We have the same problem in our project. I'm not sure that this is your case, but maybe it will be helpful.
The reason was that a huge number of requests was handled by business logic with synchronized block. So when the client sent packets to drop connection, the thread bound to this socket was busy, waiting for monitor.
The logs show exceptions for org.eclipse.jetty.io.WriteFlusher at write method:
DEBUG org.eclipse.jetty.io.WriteFlusher - write - write exception
org.eclipse.jetty.io.EofException: null
at org.eclipse.jetty.io.ChannelEndPoint.flush
(ChannelEndPoint.java:192) ~[jetty-io-9.2.10.v20150310.jar:9.2.10.v20150310]

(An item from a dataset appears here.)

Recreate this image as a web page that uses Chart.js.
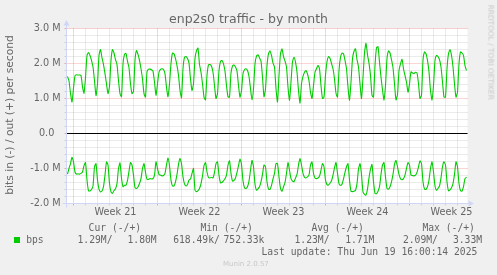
<!DOCTYPE html>
<html>
<head>
<meta charset="utf-8">
<script src="https://cdn.jsdelivr.net/npm/chart.js@4.4.1/dist/chart.umd.min.js"></script>
<style>
  body { margin: 0; background: #f0f0f0; }
  #wrap { position: relative; width: 497px; height: 275px; overflow: hidden; }
  #wrap div { position: absolute; white-space: pre; color: #666; line-height: 1.164; }
  .sans { font-family: "DejaVu Sans"; }
  .mono { font-family: "DejaVu Sans Mono"; font-size: 9.7px; }
  .light { color: #c8c8c8 !important; }
  #ylabel { left: -90px; top: 109px; width: 200px; height: 12px; line-height: 12px !important;
            text-align: center; font-size: 10.7px; transform: rotate(-90deg); }
</style>
</head>
<body>
<div id="wrap">
  <canvas id="chart" width="497" height="275"></canvas>
  <div class="sans" style="left:0;width:497px;text-align:center;top:11.7px;font-size:12.5px">enp2s0 traffic - by month</div>
  <div class="sans" id="ylabel">bits in (-) / out (+) per second</div>
  <div class="sans light" style="left:430px;width:120px;text-align:center;top:48px;font-size:7.4px;transform:rotate(90deg)">RRDTOOL / TOBI OETIKER</div>

  <div class="mono" style="left:88.6px;top:221.7px">Cur (-/+)</div>
  <div class="mono" style="left:200.4px;top:221.7px">Min (-/+)</div>
  <div class="mono" style="left:311.4px;top:221.7px">Avg (-/+)</div>
  <div class="mono" style="left:422.4px;top:221.7px">Max (-/+)</div>

  <div style="left:14px;top:237px;width:6px;height:6px;background:#00cc00"></div>
  <div class="mono" style="left:26.2px;top:233.7px">bps</div>
  <div class="mono" style="left:77.5px;top:233.7px">1.29M/</div>
  <div class="mono" style="left:127.5px;top:233.7px">1.80M</div>
  <div class="mono" style="left:173.2px;top:233.7px">618.49k/</div>
  <div class="mono" style="left:223.5px;top:233.7px">752.33k</div>
  <div class="mono" style="left:294.5px;top:233.7px">1.23M/</div>
  <div class="mono" style="left:345.2px;top:233.7px">1.71M</div>
  <div class="mono" style="left:402.9px;top:233.7px">2.09M/</div>
  <div class="mono" style="left:452.9px;top:233.7px">3.33M</div>

  <div class="mono" style="left:261.5px;top:246px">Last update: Thu Jun 19 16:00:14 2025</div>
  <div class="sans light" style="left:223px;top:260px;font-size:7px">Munin 2.0.57</div>
</div>
<script>
// samples every 3 hours, first one 12 h before Monday of week 21 (values in Mbit/s)
const sampleStart = -12;
const sampleStep = 3;

const outWk20 = [1.63, 1.5, 1.15, 0.9];
const outWk21 = [
  1.3, 1.65, 1.68, 1.67, 1.67, 1.66, 1.34, 1.15,
  1.6, 2.23, 2.31, 2.23, 2.09, 1.9, 1.51, 1.08,
  1.42, 2.23, 2.4, 2.16, 1.97, 1.71, 1.42, 1.14,
  1.35, 2.09, 2.4, 2.3, 2.11, 1.97, 1.51, 1.14,
  1.05, 1.99, 2.26, 2.29, 2.06, 1.88, 1.42, 1.14,
  1.2, 2.09, 2.37, 2.26, 2.09, 1.85, 1.56, 1.14,
  1.04, 1.76, 1.84, 1.84, 1.82, 1.78, 1.47, 1.09
];
const outWk22 = [
  1.42, 1.75, 1.83, 1.85, 1.83, 1.71, 1.32, 1.05,
  1.42, 2.0, 2.3, 2.28, 2.14, 1.94, 1.66, 1.23,
  1.02, 1.85, 2.18, 2.2, 2.14, 2.01, 1.56, 1.23,
  1.42, 2.14, 2.37, 2.44, 1.97, 1.75, 1.42, 1.04,
  0.96, 1.66, 1.96, 1.97, 1.92, 1.75, 1.37, 1.0,
  1.14, 1.8, 2.06, 2.09, 1.99, 1.78, 1.37, 1.05,
  1.04, 1.73, 1.93, 1.96, 1.9, 1.78, 1.37, 1.04
];
const outWk23 = [
  1.23, 1.71, 1.82, 1.85, 1.8, 1.63, 1.28, 0.96,
  1.28, 1.99, 2.21, 2.25, 2.16, 2.07, 1.61, 1.05,
  1.28, 1.94, 2.28, 2.36, 2.23, 2.01, 1.9, 1.28,
  0.9, 1.66, 2.28, 2.42, 2.2, 2.07, 1.9, 1.32,
  0.95, 1.47, 2.05, 2.18, 2.04, 1.75, 1.23, 0.87,
  1.42, 1.63, 1.75, 1.8, 1.7, 1.51, 1.18, 1.0,
  1.37, 1.75, 1.85, 1.95, 1.85, 1.37, 1.0, 1.04
];
const outWk24 = [
  1.66, 2.05, 2.2, 2.15, 2.0, 1.85, 1.56, 1.15,
  1.04, 1.8, 2.18, 2.3, 2.28, 2.09, 1.85, 1.32,
  0.95, 1.47, 2.14, 2.35, 2.42, 2.11, 1.9, 1.42,
  1.0, 1.6, 2.3, 2.58, 2.25, 2.01, 1.66, 1.09,
  1.04, 1.94, 2.45, 2.48, 2.04, 1.61, 1.25, 0.96,
  1.37, 2.14, 2.36, 2.3, 2.11, 1.88, 1.42, 0.96,
  1.11, 1.8, 1.99, 2.12, 1.85, 1.66, 1.47, 1.18
];
const outWk25 = [
  1.42, 1.76, 1.73, 1.71, 1.75, 1.73, 1.42, 1.0,
  1.09, 2.09, 2.33, 2.28, 2.09, 1.76, 1.23, 0.96,
  1.37, 2.09, 2.23, 2.2, 2.11, 1.9, 1.47, 1.04,
  1.04, 1.85, 2.28, 2.39, 2.23, 1.9, 1.42, 1.04,
  1.18, 1.99, 2.33, 2.3, 2.23, 1.94, 1.8
];

const inWk20 = [-1.16, -1.0, -0.86, -0.68];
const inWk21 = [
  -0.81, -1.1, -1.16, -1.15, -1.16, -1.14, -1.1, -0.92,
  -0.83, -1.33, -1.64, -1.64, -1.6, -1.5, -0.95, -0.86,
  -1.33, -1.59, -1.67, -1.64, -1.52, -1.19, -0.81, -0.9,
  -1.43, -1.67, -1.71, -1.63, -1.58, -1.43, -1.0, -0.84,
  -1.27, -1.52, -1.48, -1.48, -1.34, -1.08, -0.83, -0.9,
  -1.19, -1.55, -1.57, -1.53, -1.43, -1.29, -1.0, -0.86,
  -1.11, -1.31, -1.31, -1.29, -1.3, -1.29, -1.19, -0.81
];
const inWk22 = [
  -1.0, -1.17, -1.19, -1.21, -1.2, -1.14, -0.9, -0.7,
  -0.92, -1.33, -1.5, -1.5, -1.38, -1.17, -0.88, -0.71,
  -0.86, -1.24, -1.44, -1.5, -1.46, -1.33, -1.3, -1.14,
  -1.0, -1.62, -1.66, -1.63, -1.57, -1.43, -1.21, -0.92,
  -0.83, -1.1, -1.26, -1.27, -1.25, -1.27, -1.11, -0.86,
  -0.81, -1.19, -1.41, -1.4, -1.35, -1.29, -1.19, -0.9,
  -0.78, -1.14, -1.36, -1.34, -1.27, -1.11, -0.92, -0.73
];
const inWk23 = [
  -0.88, -1.35, -1.55, -1.57, -1.52, -1.36, -1.05, -0.77,
  -0.95, -1.45, -1.62, -1.58, -1.52, -1.38, -1.17, -0.9,
  -0.95, -1.38, -1.59, -1.6, -1.48, -1.3, -1.14, -0.86,
  -0.86, -1.24, -1.57, -1.65, -1.52, -1.4, -1.14, -0.83,
  -1.05, -1.29, -1.36, -1.38, -1.27, -1.17, -0.9, -0.71,
  -0.9, -1.14, -1.25, -1.27, -1.24, -1.19, -0.9, -0.81,
  -1.14, -1.27, -1.29, -1.27, -1.22, -1.05, -0.86, -0.95
];
const inWk24 = [
  -1.33, -1.46, -1.47, -1.42, -1.35, -1.19, -0.98, -0.83,
  -1.14, -1.43, -1.48, -1.45, -1.3, -1.11, -0.95, -0.86,
  -1.33, -1.65, -1.66, -1.65, -1.62, -1.43, -1.02, -0.86,
  -1.17, -1.67, -1.74, -1.76, -1.59, -1.27, -1.02, -0.88,
  -1.38, -1.71, -1.72, -1.65, -1.52, -1.17, -0.9, -0.83,
  -1.24, -1.57, -1.59, -1.52, -1.38, -1.17, -0.88, -0.77,
  -0.95, -1.17, -1.29, -1.32, -1.29, -1.19, -1.0, -0.83
];
const inWk25 = [
  -0.9, -1.19, -1.2, -1.21, -1.19, -1.11, -0.95, -0.78,
  -0.86, -1.38, -1.59, -1.6, -1.52, -1.33, -1.0, -0.81,
  -1.1, -1.5, -1.62, -1.57, -1.5, -1.27, -0.95, -0.81,
  -0.9, -1.38, -1.64, -1.61, -1.55, -1.43, -1.17, -0.81,
  -0.95, -1.43, -1.63, -1.65, -1.52, -1.29, -1.25
];

const weekLabels = ['Week 21', 'Week 22', 'Week 23', 'Week 24', 'Week 25'];
const weekCenters = [84, 252, 420, 588, 756];   // hours, middle of each week
const yTicks = [-2, -1, 0, 1, 2, 3];
const yTickLabels = ['-2.0 M', '-1.0 M', '0.0  ', '1.0 M', '2.0 M', '3.0 M'];

const outBps = [].concat(outWk20, outWk21, outWk22, outWk23, outWk24, outWk25);
const inBps = [].concat(inWk20, inWk21, inWk22, inWk23, inWk24, inWk25);

function toPoints(arr) {
  return arr.map((v, i) => ({ x: sampleStart + i * sampleStep, y: v }));
}

const GRID = 'rgba(186,186,186,0.6)';
const MGRID = 'rgba(240,112,112,0.6)';
const AXIS = '#cfd6f8';

// rrdtool-like canvas, grid, zero rule and axis arrows
const rrdPlugin = {
  id: 'rrd',
  beforeDatasetsDraw(chart) {
    const { ctx, chartArea: a, scales: { x, y } } = chart;
    const px = v => Math.floor(x.getPixelForValue(v)) + 0.5;
    const py = v => Math.floor(y.getPixelForValue(v)) + 0.5;
    const seg = (x1, y1, x2, y2) => { ctx.beginPath(); ctx.moveTo(x1, y1); ctx.lineTo(x2, y2); ctx.stroke(); };

    ctx.save();
    ctx.fillStyle = '#ffffff';
    ctx.fillRect(a.left, a.top, a.right - a.left, a.bottom - a.top);
    ctx.lineWidth = 1;

    for (let k = -10; k <= 15; k++) {
      const yy = py(k / 5);
      ctx.strokeStyle = k % 5 === 0 ? MGRID : GRID;
      ctx.setLineDash([1, 1]);
      seg(a.left, yy, a.right, yy);
      ctx.setLineDash([]);
      seg(a.left - 2, yy, a.left, yy);
    }
    for (let d = 0; d * 24 <= x.max; d++) {
      const xx = px(d * 24);
      ctx.strokeStyle = d % 7 === 0 ? MGRID : GRID;
      ctx.setLineDash([1, 1]);
      seg(xx, a.top, xx, a.bottom);
      ctx.setLineDash([]);
      seg(xx, a.bottom, xx, a.bottom + 2);
    }

    ctx.strokeStyle = '#000000';
    seg(a.left, py(0), a.right, py(0));

    const bx = Math.floor(a.left) + 0.5, by = Math.floor(a.bottom) + 0.5;
    ctx.strokeStyle = AXIS;
    ctx.fillStyle = AXIS;
    seg(a.left - 4, by, a.right + 2, by);
    seg(bx, a.bottom + 4, bx, a.top - 4);
    ctx.beginPath();
    ctx.moveTo(a.right + 1, by - 3); ctx.lineTo(a.right + 6.5, by); ctx.lineTo(a.right + 1, by + 3);
    ctx.closePath(); ctx.fill();
    ctx.beginPath();
    ctx.moveTo(bx - 3, a.top - 3); ctx.lineTo(bx, a.top - 8.5); ctx.lineTo(bx + 3, a.top - 3);
    ctx.closePath(); ctx.fill();
    ctx.restore();
  }
};

const tickFont = { family: 'DejaVu Sans', size: 9.7 };

new Chart(document.getElementById('chart'), {
  type: 'line',
  data: {
    datasets: [
      { label: 'out', data: toPoints(outBps), borderColor: '#00cc00', borderWidth: 1.1, pointRadius: 0, tension: 0.2, fill: false },
      { label: 'in', data: toPoints(inBps), borderColor: '#00cc00', borderWidth: 1.1, pointRadius: 0, tension: 0.2, fill: false }
    ]
  },
  options: {
    responsive: false,
    animation: false,
    devicePixelRatio: 1,
    layout: { padding: { left: 0, right: 29.5, top: 28.5, bottom: 0 } },
    plugins: { legend: { display: false }, tooltip: { enabled: false }, title: { display: false } },
    scales: {
      x: {
        type: 'linear', min: -14, max: 788,
        grid: { display: false, drawTicks: false },
        border: { display: false },
        afterBuildTicks: s => { s.ticks = weekCenters.map(v => ({ value: v })); },
        afterFit: s => { s.height = 71.5; },
        ticks: { autoSkip: false, maxRotation: 0, padding: 3, color: '#666', font: tickFont,
                 callback: (v, i) => weekLabels[i] }
      },
      y: {
        min: -2, max: 3,
        grid: { display: false, drawTicks: false },
        border: { display: false },
        afterBuildTicks: s => { s.ticks = yTicks.map(v => ({ value: v })); },
        afterFit: s => { s.width = 66.5; },
        ticks: { padding: 6, color: '#666', font: tickFont,
                 callback: (v, i) => yTickLabels[i] }
      }
    }
  },
  plugins: [rrdPlugin]
});
</script>
</body>
</html>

and for org.eclipse.jetty.server.HttpOutput at close method. I think that exception at close step is the reason of sockets' CLOSE_WAIT state:
DEBUG org.eclipse.jetty.server.HttpOutput - close -
org.eclipse.jetty.io.EofException: null
at org.eclipse.jetty.server.HttpConnection$SendCallback.reset
(HttpConnection.java:622) ~[jetty-server-9.2.10.v20150310.jar:9.2.10.v20150310]
The fast solution in our case was to increase idleTimeout. The right solution (again in our case) is code refactoring.
So my advice is to carefully read Jetty's logs with DEBUG level to find exceptions and analyze application performance with VisualVM. Maybe the reason is performance bottleneck (synchronized blocks?).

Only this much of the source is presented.